One of the most important industrial capitalists of the time was Charles Lambert (1793–1876), an Anglo-French man who travelled to Chile to work for a British company before developing his own mining enterprises with remarkable success, in particular his refining and export enterprises, and most importantly Las Compañias. The copper ore was extracted from the extraction sites Brillador, Panucillo, Huamalata and Totoralillo. Some were controlled by Lambert himself, with the copper brought by mule to Las Compañias where it was crushed and smelted at around seventy per cent purity. However, Las Compañias did not last long, as the over-exploitation of trees in its surroundings produced a drop in the supply of fuel for the smelting processes.
The copper was taken by clippers around Cape Horn to Swansea and refined at around ninety nine per cent. Merchants, such as Henry Bath and Sons, the Pacific Steam Navigation Company and Balfour, Williamson and Co. were actively engaged in the transport and trade of copper during the nineteenth century. As a result of copper the industry, the Lower Swansea Valley was heavily contaminated for more than two centuries. It was described as one of the most polluted landscapes in the world until the 1960s and 1970s, when the Lower Swansea Valley Project was established as a revolutionary scheme of conservation work to reclaim toxic land from the pollution caused by the smelting industries.
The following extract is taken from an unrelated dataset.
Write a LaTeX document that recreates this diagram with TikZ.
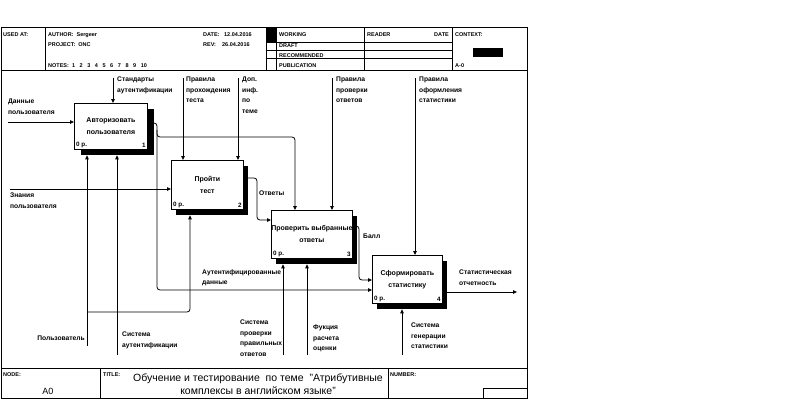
\documentclass[tikz,border=0pt]{standalone}
\usepackage{fontspec}
\setmainfont{Liberation Sans}
\usetikzlibrary{
  arrows.meta,
  shadows
}

\begin{document}
\begin{tikzpicture}[x=1pt, y=-1pt,
    every node/.style = {inner sep=0pt},
    fn/.style = {shape=rectangle, draw, line width=0.8pt, fill=white,
      anchor=north west, align=center,
      font=\fontsize{7}{12}\selectfont\bfseries,
      drop shadow={shadow xshift=#1, shadow yshift=-5.5pt, fill=black, opacity=1}},
    fn/.default = 5pt,
    lbl/.style = {anchor=north west, align=left,
      font=\fontsize{6.7}{10.5}\selectfont\bfseries},
    hdr/.style = {anchor=west, font=\fontsize{5.5}{6}\selectfont\bfseries},
    cnr/.style = {font=\fontsize{6.3}{7}\selectfont\bfseries},
    arr/.style = {line width=0.8pt, -{Triangle[length=4pt,width=3.5pt]}},
    mech/.style = {arr, shorten >=5.5pt},
    frame/.style = {line width=0.8pt}]
    \useasboundingbox (0,0) rectangle (793,410);

    % frame, header and footer
    \draw[frame] (1,27) rectangle (527,398);
    \draw[frame] (1,70) -- (527,70);
    \draw[frame] (1,368) -- (527,368);
    \foreach \x in {45,266,276,364,452}
      \draw[frame] (\x,27) -- (\x,70);
    \foreach \y in {42,50,58}
      \draw[frame] (266,\y) -- (452,\y);
    \fill (266,27) rectangle (276,42);
    \fill (473,48) rectangle (503,57);
    \foreach \x in {100,388}
      \draw[frame] (\x,368) -- (\x,398);
    \draw[frame] (483,398) |- (527,388);

    \node[hdr] (usedat)  at (3,35)   {USED AT:};
    \node[hdr] (author)  at (48,35)  {AUTHOR:\ \ Sergeer};
    \node[hdr] (project) at (48,45)  {PROJECT:\ \ ONC};
    \node[hdr] (notes)   at (48,66)
      {NOTES:\ \ 1\ \ \ 2\ \ \ 3\ \ \ 4\ \ \ 5\ \ \ 6\ \ \ 7\ \ \ 8\ \ \ 9\ \ \ 10};
    \node[hdr] (date)    at (203,35) {DATE:\ \ \ 12.04.2016};
    \node[hdr] (rev)     at (203,45) {REV:\ \ \ \ 26.04.2016};
    \node[hdr] (working) at (279,35) {WORKING};
    \node[hdr] (draft)   at (279,46) {DRAFT};
    \node[hdr] (recom)   at (279,56) {RECOMMENDED};
    \node[hdr] (publ)    at (279,66) {PUBLICATION};
    \node[hdr] (reader)  at (367,35) {READER};
    \node[hdr, anchor=east] (rdate) at (449,35) {DATE};
    \node[hdr] (context) at (455,35) {CONTEXT:};
    \node[hdr] (ctxnode) at (455,66) {A-0};

    \node[hdr] (node)    at (3,375)   {NODE:};
    \node[font=\fontsize{9}{10}\selectfont] (nodeno) at (48,391) {A0};
    \node[hdr] (titlehd) at (103,375) {TITLE:};
    \node[hdr] (number)  at (390,375) {NUMBER:};
    \node[font=\fontsize{10.5}{12.5}\selectfont, align=center] (title) at (258,384)
      {Обучение и тестирование\ \ по теме\ \ "Атрибутивные\\комплексы в английском языке"};

    % functions
    \node[fn=7pt, minimum width=73pt, minimum height=46pt] (b1) at (74,103)
      {Авторизовать\\пользователя};
    \node[fn=4.5pt, minimum width=72pt, minimum height=49pt] (b2) at (171,160)
      {Пройти\\тест};
    \node[fn, minimum width=78pt, minimum height=48pt] (b3) at (271,210)
      {Проверить выбранные\\ответы};
    \node[fn, minimum width=70pt, minimum height=48pt] (b4) at (372,255)
      {Сформировать\\статистику};
    \foreach \b/\n in {b1/1,b2/2,b3/3,b4/4} {
      \node[cnr, anchor=south west] (\b p) at ([shift={(2pt,2pt)}]\b.south west) {0 р.};
      \node[cnr, anchor=south east] (\b n) at ([shift={(-2pt,2pt)}]\b.south east) {\n};
    }

    % controls
    \coordinate (c1) at (113,78);
    \coordinate (c2) at (183,78);
    \coordinate (c3) at (238,78);
    \coordinate (c4) at (332,78);
    \coordinate (c5) at (415,78);
    \draw[arr] (c1) -- (c1 |- b1.north);
    \draw[arr] (c2) -- (c2 |- b2.north);
    \draw[arr] (c3) -- (c3 |- b2.north);
    \draw[arr] (c4) -- (c4 |- b3.north);
    \draw[arr] (c5) -- (c5 |- b4.north);

    % inputs
    \coordinate (i1) at (8,122);
    \coordinate (i2) at (10,189);
    \draw[arr] (i1) -- (i1 -| b1.west);
    \draw[arr] (i2) -- (i2 -| b2.west);

    % mechanisms
    \coordinate (m1) at (87,346);
    \coordinate (m2) at (117,355);
    \coordinate (m3) at (283,355);
    \coordinate (m4) at (307,355);
    \coordinate (m5) at (402,355);
    \coordinate (j2) at (87,312);
    \draw[mech] (m1) -- (m1 |- b1.south);
    \draw[mech] (m2) -- (m2 |- b1.south);
    \draw[mech] (m3) -- (m3 |- b3.south);
    \draw[mech] (m4) -- (m4 |- b3.south);
    \draw[mech] (m5) -- (m5 |- b4.south);
    \draw[mech, rounded corners=3pt] (j2) -- (190,312) -- (190,312 |- b2.south);

    % outputs
    \coordinate (j1) at (157,130);
    \coordinate (o4) at (517,292);
    \draw[arr, rounded corners=3pt] (b1.east |- 0,123) -- (157,123) -- (157,290)
      -- (b4.west |- 0,290);
    \draw[arr, rounded corners=3pt] (j1) -- (157,137) -- (295,137)
      -- (295,137 |- b3.north);
    \draw[arr, rounded corners=3pt] (b2.east |- 0,178) -- (257,178) -- (257,220)
      -- (b3.west |- 0,220);
    \draw[arr, rounded corners=3pt] (b3.east |- 0,226) -- (359,226) -- (359,280)
      -- (b4.west |- 0,280);
    \draw[arr] (b4.east |- o4) -- (o4);

    % arrow labels
    \node[lbl] (lc1) at (117,77)  {Стандарты\\аутентификации};
    \node[lbl] (lc2) at (186,77)  {Правила\\прохождения\\теста};
    \node[lbl] (lc3) at (242,77)  {Доп.\\инф.\\по\\теме};
    \node[lbl] (lc4) at (336,77)  {Правила\\проверки\\ответов};
    \node[lbl] (lc5) at (419,77)  {Правила\\оформления\\статистики};
    \node[lbl] (li1) at (8,99)    {Данные\\пользователя};
    \node[lbl] (li2) at (10,193)  {Знания\\пользователя};
    \node[lbl] (lo2) at (259,191) {Ответы};
    \node[lbl] (lo3) at (363,234) {Балл};
    \node[lbl] (lo1) at (202,269) {Аутентифицированные\\данные};
    \node[lbl] (lo4) at (459,270) {Статистическая\\отчетность};
    \node[lbl, anchor=north east] (lm1) at (85,336) {Пользователь};
    \node[lbl] (lm2) at (122,332) {Система\\аутентификации};
    \node[lbl] (lm3) at (240,320) {Система\\проверки\\правильных\\ответов};
    \node[lbl] (lm4) at (313,325) {Фукция\\расчета\\оценки};
    \node[lbl] (lm5) at (411,323) {Система\\генерации\\статистики};
\end{tikzpicture}
\end{document}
Today, in Coquimbo, the symbols of marginality such as discarded vehicles, abandoned lorries, trucks, buses and cars, as well prefabricated housing structures and improvised workshops, form part of the landscape. Additionally, the site is populated with symbols of British economic imperialism from the nineteenth century, such as bricks and corrugated iron cladding panels. In contrast to the dry and neglected landscape of Coquimbo, in Swansea, as result of the process of de-contamination, housing developments, shopping centres and stadiums have replaced the industrial facilities of the past.